Native collagen has a two-bonded structure

Abstract

A number of structural models that differ sterically and in interpeptide hydrogen-bonding pattern have been put forward for the native collagen molecule. These have proven remarkably difficult to distinguish by X-ray diffraction and other methods. The various models have generally been divided into a “one-bonded” class (one hydrogen bond per triad of amino acid residues) and a “two-bonded” class (nearly two bonds per triad). To discriminate between the models, we have applied hydrogen-tritium exchange methods to native soluble ichthyocol (carp swim bladder) collagen. Free and hydrogen-bonded peptide groups were recognized by their hydrogen exchange rates.
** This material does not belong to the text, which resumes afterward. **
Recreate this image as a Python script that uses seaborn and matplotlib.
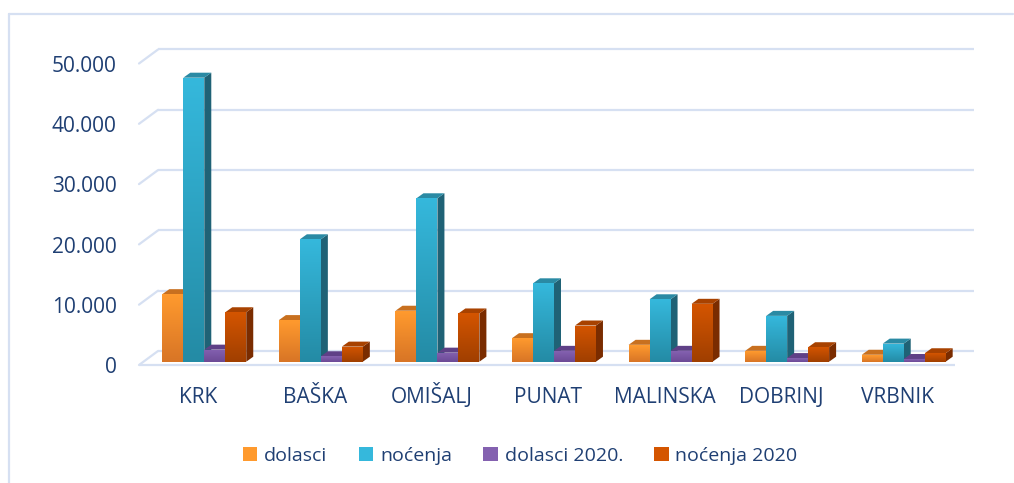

Under two different solution conditions, a set of peptide hydrogens was found to display exchange rates nearly identical to those previously calibrated for free peptides in model systems and, therefore, was taken to represent free peptides. The remaining hydrogens exchanged much more slowly and were assigned to internally hydrogen-bonded peptide groups. The numbers of free and of internally bonded peptide hydrogens were measured independently in different kinds of exchange experiments. They coincide with the numeration required for two-bonded models. The results appear to exclude one-bonded models for ichthyocol collagen but cannot distinguish between the earlier two-bonded model, which contains two direct peptide to peptide hydrogen bonds per triad, and the more recent proposal involving one direct bond and one cross-bridging water molecule. The results, together with other data in the literature, indicate that native collagens from other species may also exist in a two-bonded structure, though some synthetic sequence polypeptides related to collagen do clearly assume a one-bonded structure. The results are relevant also to the general problem of structure analysis by hydrogen exchange methods. It has previously been demonstrated that free peptide hydrogens exchange at precisely predictable rates in small molecules, in oligo- and polypeptides, and in a globular protein. The present data extend this conclusion to a fibrous protein. Thus the techniques used here may be quite generally applied to distinguish and to count free and internally bonded peptide groups in protein and polypeptide systems.